* YOUR TASK *
Print exactly the lines running from the one that holds "Clone this chart in Apache ECharts." through the one that holds "const chart = echarts.init(document.getElementById('main'))", please, and leave the pictures out.

* EXERCISE INPUT *
++++++
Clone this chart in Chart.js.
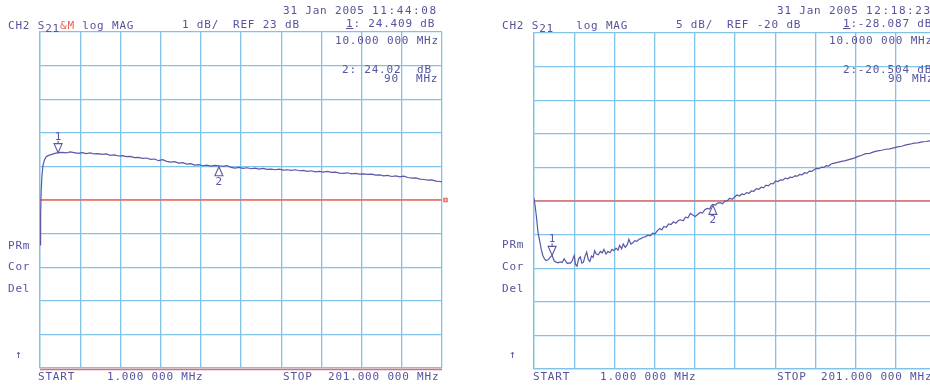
++++++
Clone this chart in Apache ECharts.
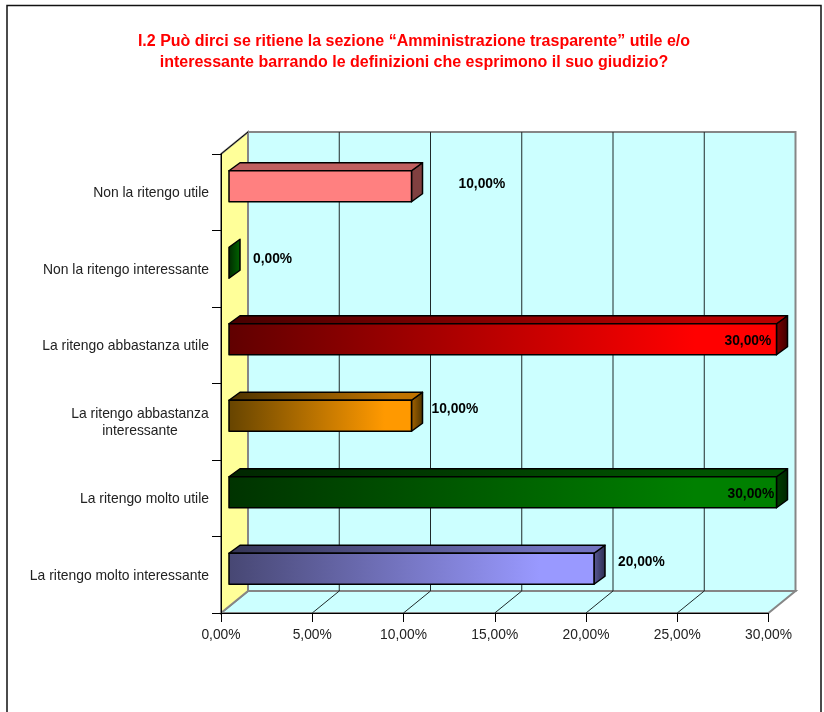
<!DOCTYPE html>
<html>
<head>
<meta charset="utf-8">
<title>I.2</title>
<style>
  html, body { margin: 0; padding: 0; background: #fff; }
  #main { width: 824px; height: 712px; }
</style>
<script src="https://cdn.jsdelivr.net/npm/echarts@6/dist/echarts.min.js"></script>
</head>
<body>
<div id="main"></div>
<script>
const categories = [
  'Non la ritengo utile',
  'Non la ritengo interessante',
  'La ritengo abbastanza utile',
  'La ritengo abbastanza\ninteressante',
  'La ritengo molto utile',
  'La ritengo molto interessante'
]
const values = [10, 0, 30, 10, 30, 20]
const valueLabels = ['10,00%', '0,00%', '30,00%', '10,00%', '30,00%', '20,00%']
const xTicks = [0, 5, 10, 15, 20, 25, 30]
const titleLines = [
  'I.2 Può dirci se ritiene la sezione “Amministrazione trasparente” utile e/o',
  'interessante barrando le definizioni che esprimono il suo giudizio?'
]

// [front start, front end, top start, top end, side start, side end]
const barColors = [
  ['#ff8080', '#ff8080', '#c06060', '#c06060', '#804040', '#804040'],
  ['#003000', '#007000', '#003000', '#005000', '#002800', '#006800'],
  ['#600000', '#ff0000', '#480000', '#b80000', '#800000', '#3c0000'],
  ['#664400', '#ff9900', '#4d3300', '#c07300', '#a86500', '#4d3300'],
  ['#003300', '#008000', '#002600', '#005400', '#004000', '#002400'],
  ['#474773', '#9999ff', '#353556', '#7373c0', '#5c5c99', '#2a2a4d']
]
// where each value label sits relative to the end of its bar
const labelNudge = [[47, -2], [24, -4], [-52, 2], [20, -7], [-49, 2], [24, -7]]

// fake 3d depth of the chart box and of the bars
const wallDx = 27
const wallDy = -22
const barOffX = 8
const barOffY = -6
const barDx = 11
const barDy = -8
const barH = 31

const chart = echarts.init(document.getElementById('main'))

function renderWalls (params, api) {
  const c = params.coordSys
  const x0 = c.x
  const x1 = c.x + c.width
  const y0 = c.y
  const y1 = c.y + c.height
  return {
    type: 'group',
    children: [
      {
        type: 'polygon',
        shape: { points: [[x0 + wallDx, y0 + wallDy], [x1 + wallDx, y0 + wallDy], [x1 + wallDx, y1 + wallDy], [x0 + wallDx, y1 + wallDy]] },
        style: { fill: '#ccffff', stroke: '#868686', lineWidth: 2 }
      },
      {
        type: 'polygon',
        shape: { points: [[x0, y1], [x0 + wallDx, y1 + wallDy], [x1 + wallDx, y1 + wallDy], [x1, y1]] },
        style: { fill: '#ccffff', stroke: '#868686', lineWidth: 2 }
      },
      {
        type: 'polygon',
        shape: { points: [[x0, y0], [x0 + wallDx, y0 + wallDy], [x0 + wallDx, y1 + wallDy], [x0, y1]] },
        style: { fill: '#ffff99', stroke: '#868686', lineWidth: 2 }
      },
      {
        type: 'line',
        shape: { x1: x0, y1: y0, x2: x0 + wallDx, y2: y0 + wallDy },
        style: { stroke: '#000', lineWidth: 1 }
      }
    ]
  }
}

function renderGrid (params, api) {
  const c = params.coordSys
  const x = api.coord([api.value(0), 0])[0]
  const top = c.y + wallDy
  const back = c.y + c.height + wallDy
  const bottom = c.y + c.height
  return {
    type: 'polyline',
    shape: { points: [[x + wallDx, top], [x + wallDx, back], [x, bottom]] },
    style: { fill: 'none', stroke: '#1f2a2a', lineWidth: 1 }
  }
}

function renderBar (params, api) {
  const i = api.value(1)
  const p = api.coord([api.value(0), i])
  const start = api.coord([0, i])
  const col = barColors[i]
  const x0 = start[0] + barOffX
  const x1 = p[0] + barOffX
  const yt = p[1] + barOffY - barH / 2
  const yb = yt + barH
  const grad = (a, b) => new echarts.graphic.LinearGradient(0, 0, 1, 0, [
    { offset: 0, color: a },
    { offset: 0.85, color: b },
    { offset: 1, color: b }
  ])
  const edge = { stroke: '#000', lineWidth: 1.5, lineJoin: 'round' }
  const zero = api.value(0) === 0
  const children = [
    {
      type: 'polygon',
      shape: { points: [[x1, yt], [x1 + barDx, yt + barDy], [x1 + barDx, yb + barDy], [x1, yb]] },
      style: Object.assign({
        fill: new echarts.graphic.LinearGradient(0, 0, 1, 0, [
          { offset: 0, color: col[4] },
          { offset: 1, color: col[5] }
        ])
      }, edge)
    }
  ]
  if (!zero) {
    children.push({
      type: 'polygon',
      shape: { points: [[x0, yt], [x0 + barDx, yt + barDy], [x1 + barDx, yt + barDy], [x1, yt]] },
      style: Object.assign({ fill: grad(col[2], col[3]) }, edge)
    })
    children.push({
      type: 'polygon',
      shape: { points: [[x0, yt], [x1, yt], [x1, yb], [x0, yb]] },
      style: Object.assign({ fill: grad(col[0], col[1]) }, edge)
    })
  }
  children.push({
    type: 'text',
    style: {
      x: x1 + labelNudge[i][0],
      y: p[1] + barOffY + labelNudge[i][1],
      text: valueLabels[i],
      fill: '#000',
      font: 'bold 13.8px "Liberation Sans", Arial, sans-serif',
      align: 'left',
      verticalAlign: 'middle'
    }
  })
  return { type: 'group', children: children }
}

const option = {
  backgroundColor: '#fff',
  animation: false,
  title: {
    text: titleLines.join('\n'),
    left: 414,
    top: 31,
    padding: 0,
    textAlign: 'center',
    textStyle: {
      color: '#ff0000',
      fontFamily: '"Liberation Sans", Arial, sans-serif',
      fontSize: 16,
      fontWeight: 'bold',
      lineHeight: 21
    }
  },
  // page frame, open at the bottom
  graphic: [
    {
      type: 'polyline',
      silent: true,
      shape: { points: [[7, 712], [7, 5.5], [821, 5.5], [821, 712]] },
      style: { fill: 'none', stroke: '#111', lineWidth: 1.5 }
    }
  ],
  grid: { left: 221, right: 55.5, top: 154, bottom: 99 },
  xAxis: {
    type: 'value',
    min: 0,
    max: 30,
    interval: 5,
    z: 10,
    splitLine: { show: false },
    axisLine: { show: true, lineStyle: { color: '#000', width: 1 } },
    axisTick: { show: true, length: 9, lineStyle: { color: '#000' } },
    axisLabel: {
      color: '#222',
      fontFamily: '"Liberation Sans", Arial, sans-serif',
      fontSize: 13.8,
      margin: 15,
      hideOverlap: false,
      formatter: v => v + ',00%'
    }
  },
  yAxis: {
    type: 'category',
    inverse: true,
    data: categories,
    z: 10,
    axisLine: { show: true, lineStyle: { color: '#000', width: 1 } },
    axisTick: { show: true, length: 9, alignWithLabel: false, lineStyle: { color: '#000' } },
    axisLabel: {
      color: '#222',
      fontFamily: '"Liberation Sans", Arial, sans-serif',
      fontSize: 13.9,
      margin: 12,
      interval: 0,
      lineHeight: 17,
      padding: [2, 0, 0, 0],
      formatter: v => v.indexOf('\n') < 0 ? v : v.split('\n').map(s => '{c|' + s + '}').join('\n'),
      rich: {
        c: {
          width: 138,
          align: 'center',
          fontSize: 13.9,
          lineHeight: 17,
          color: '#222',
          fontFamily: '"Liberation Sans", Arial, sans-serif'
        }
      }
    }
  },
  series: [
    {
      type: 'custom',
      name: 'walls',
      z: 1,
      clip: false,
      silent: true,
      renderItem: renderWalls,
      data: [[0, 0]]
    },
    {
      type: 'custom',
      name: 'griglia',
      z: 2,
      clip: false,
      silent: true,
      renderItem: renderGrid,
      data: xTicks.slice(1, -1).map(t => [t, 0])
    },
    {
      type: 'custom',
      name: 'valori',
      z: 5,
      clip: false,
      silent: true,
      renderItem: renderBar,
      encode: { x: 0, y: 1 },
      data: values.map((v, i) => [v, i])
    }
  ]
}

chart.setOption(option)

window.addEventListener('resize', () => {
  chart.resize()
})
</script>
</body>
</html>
++++++
* ANSWER TO THIS PROBLEM *
Clone this chart in Apache ECharts.
<!DOCTYPE html>
<html>
<head>
<meta charset="utf-8">
<title>I.2</title>
<style>
  html, body { margin: 0; padding: 0; background: #fff; }
  #main { width: 824px; height: 712px; }
</style>
<script src="https://cdn.jsdelivr.net/npm/echarts@6/dist/echarts.min.js"></script>
</head>
<body>
<div id="main"></div>
<script>
const categories = [
  'Non la ritengo utile',
  'Non la ritengo interessante',
  'La ritengo abbastanza utile',
  'La ritengo abbastanza\ninteressante',
  'La ritengo molto utile',
  'La ritengo molto interessante'
]
const values = [10, 0, 30, 10, 30, 20]
const valueLabels = ['10,00%', '0,00%', '30,00%', '10,00%', '30,00%', '20,00%']
const xTicks = [0, 5, 10, 15, 20, 25, 30]
const titleLines = [
  'I.2 Può dirci se ritiene la sezione “Amministrazione trasparente” utile e/o',
  'interessante barrando le definizioni che esprimono il suo giudizio?'
]

// [front start, front end, top start, top end, side start, side end]
const barColors = [
  ['#ff8080', '#ff8080', '#c06060', '#c06060', '#804040', '#804040'],
  ['#003000', '#007000', '#003000', '#005000', '#002800', '#006800'],
  ['#600000', '#ff0000', '#480000', '#b80000', '#800000', '#3c0000'],
  ['#664400', '#ff9900', '#4d3300', '#c07300', '#a86500', '#4d3300'],
  ['#003300', '#008000', '#002600', '#005400', '#004000', '#002400'],
  ['#474773', '#9999ff', '#353556', '#7373c0', '#5c5c99', '#2a2a4d']
]
// where each value label sits relative to the end of its bar
const labelNudge = [[47, -2], [24, -4], [-52, 2], [20, -7], [-49, 2], [24, -7]]

// fake 3d depth of the chart box and of the bars
const wallDx = 27
const wallDy = -22
const barOffX = 8
const barOffY = -6
const barDx = 11
const barDy = -8
const barH = 31

const chart = echarts.init(document.getElementById('main'))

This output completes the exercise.